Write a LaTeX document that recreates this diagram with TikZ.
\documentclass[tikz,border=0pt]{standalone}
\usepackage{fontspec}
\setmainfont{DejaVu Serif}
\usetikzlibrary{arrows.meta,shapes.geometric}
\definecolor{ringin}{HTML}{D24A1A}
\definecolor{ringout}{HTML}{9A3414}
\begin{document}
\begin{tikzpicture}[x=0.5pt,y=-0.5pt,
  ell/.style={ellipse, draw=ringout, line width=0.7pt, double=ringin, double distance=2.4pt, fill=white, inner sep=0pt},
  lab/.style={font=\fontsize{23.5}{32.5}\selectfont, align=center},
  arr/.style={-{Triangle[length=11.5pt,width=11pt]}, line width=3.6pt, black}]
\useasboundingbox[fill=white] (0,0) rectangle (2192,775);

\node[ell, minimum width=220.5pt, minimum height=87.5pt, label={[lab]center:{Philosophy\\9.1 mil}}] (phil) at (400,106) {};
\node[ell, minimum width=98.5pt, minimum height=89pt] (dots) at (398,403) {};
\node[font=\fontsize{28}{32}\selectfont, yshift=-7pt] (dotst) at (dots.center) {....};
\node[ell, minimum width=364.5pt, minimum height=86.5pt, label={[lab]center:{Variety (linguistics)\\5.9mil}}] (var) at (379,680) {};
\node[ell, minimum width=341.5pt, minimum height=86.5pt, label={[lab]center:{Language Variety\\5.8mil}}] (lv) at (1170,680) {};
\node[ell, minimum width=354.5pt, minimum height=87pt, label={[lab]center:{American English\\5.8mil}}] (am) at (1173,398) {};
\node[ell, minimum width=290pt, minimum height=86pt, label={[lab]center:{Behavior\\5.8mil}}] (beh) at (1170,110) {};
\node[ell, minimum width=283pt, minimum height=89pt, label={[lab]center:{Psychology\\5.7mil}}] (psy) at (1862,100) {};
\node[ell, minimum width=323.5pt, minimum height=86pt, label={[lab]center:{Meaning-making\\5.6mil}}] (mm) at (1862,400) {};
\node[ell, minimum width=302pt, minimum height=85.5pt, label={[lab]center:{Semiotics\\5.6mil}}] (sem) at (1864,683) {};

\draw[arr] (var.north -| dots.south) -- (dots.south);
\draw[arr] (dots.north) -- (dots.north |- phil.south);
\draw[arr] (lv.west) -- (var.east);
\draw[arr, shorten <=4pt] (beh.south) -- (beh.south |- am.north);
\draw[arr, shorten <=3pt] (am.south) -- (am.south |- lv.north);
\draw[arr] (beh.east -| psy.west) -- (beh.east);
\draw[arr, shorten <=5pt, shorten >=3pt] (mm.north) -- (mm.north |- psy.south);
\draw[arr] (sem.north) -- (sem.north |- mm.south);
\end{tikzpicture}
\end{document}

---

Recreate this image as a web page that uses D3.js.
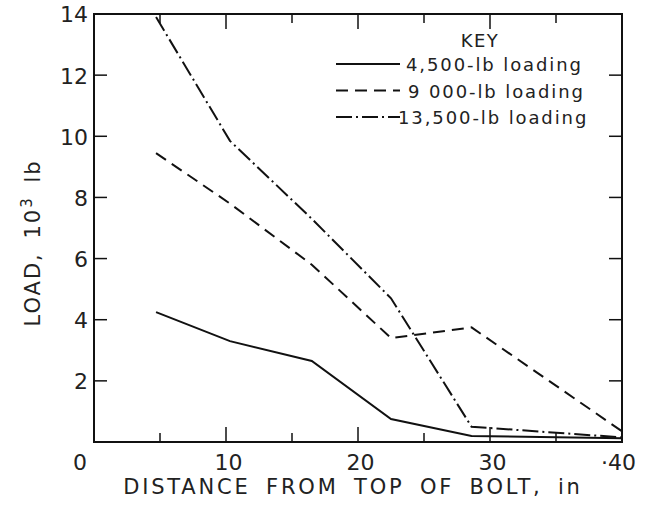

YOUR INSTRUCTIONS: Above are the records. Print exactly, and only, the lines from the line with "Write a LaTeX" to the line with "(0,0) rectangle (2192,775);", both inclusive.

WRITTEN RESPONSE:
Write a LaTeX document that recreates this diagram with TikZ.
\documentclass[tikz,border=0pt]{standalone}
\usepackage{fontspec}
\setmainfont{DejaVu Serif}
\usetikzlibrary{arrows.meta,shapes.geometric}
\definecolor{ringin}{HTML}{D24A1A}
\definecolor{ringout}{HTML}{9A3414}
\begin{document}
\begin{tikzpicture}[x=0.5pt,y=-0.5pt,
  ell/.style={ellipse, draw=ringout, line width=0.7pt, double=ringin, double distance=2.4pt, fill=white, inner sep=0pt},
  lab/.style={font=\fontsize{23.5}{32.5}\selectfont, align=center},
  arr/.style={-{Triangle[length=11.5pt,width=11pt]}, line width=3.6pt, black}]
\useasboundingbox[fill=white] (0,0) rectangle (2192,775);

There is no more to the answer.